Proponents of the Adelaide–Darwin railway claim Australia’s most northerly port is a natural doorway to Asia for southern states. But for Shwabsky, this option is too expensive compared to the cost of sending his exports to Asia directly from Sydney.

“On the other hand, sending your US shipments by rail rather than through the Panama Canal is cheaper,” he says. “Goods for Dortmund in Germany are less expensive routed through Rotterdam and on by barge, rather than directly through Hamburg.”

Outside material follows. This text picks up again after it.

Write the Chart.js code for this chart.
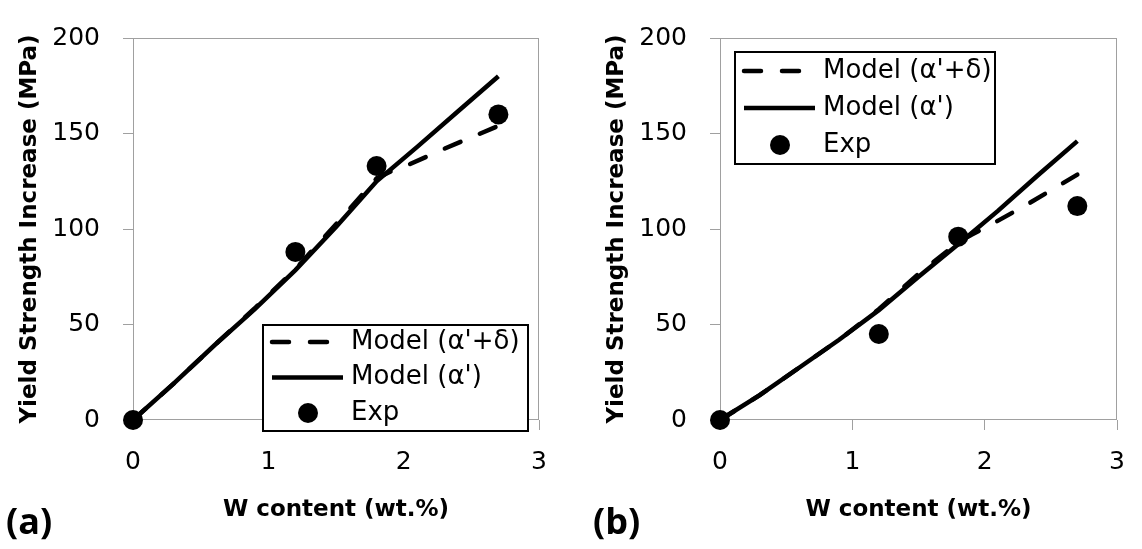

DIY exporting is not feasible for a company the size of Fidax (or smaller) but can be a reality for firms exporting 10,000 containers a year. Rhicke Jennings, managing director of FedEx Australia, New Zealand and the Pacific Islands, agrees. Freight forwarders consolidate small shipments and work with road transporters, Customs, airlines, and shipping lines, while freight integrators like FedEx ship door-to-door for a single all-up price that usually includes services like insurance.

Jennings says selecting the right form of transportation is often dictated by the product itself. Bulky items like canned goods are ideal for the economies of sea freight, while fresh flowers demanded reliable air transport.

Shipments going simultaneously to a variety of destinations in a particular market—like cities across the United States—can be very expensive unless the products are picked up as one major shipment and split for onwards freight to individual destinations.

Exporters outside the major capitals face special problems, as the experiences of Fletcher International—the family-owned sheep meat processor and exporter—clearly show. CEO, Roger Fletcher, despairs about his exports from New South Wales.

“Tell me one other major sea port in the world that has a two-lane highway linking it with the interior of the country,” he says. “New South Wales is a bloody joke—no major road linking Sydney with the west and no rail line directly into our major port [Port Botany].

“We considered sending our shipments to Melbourne—but it’s double the distance and massive fuel prices have escalated the problem.”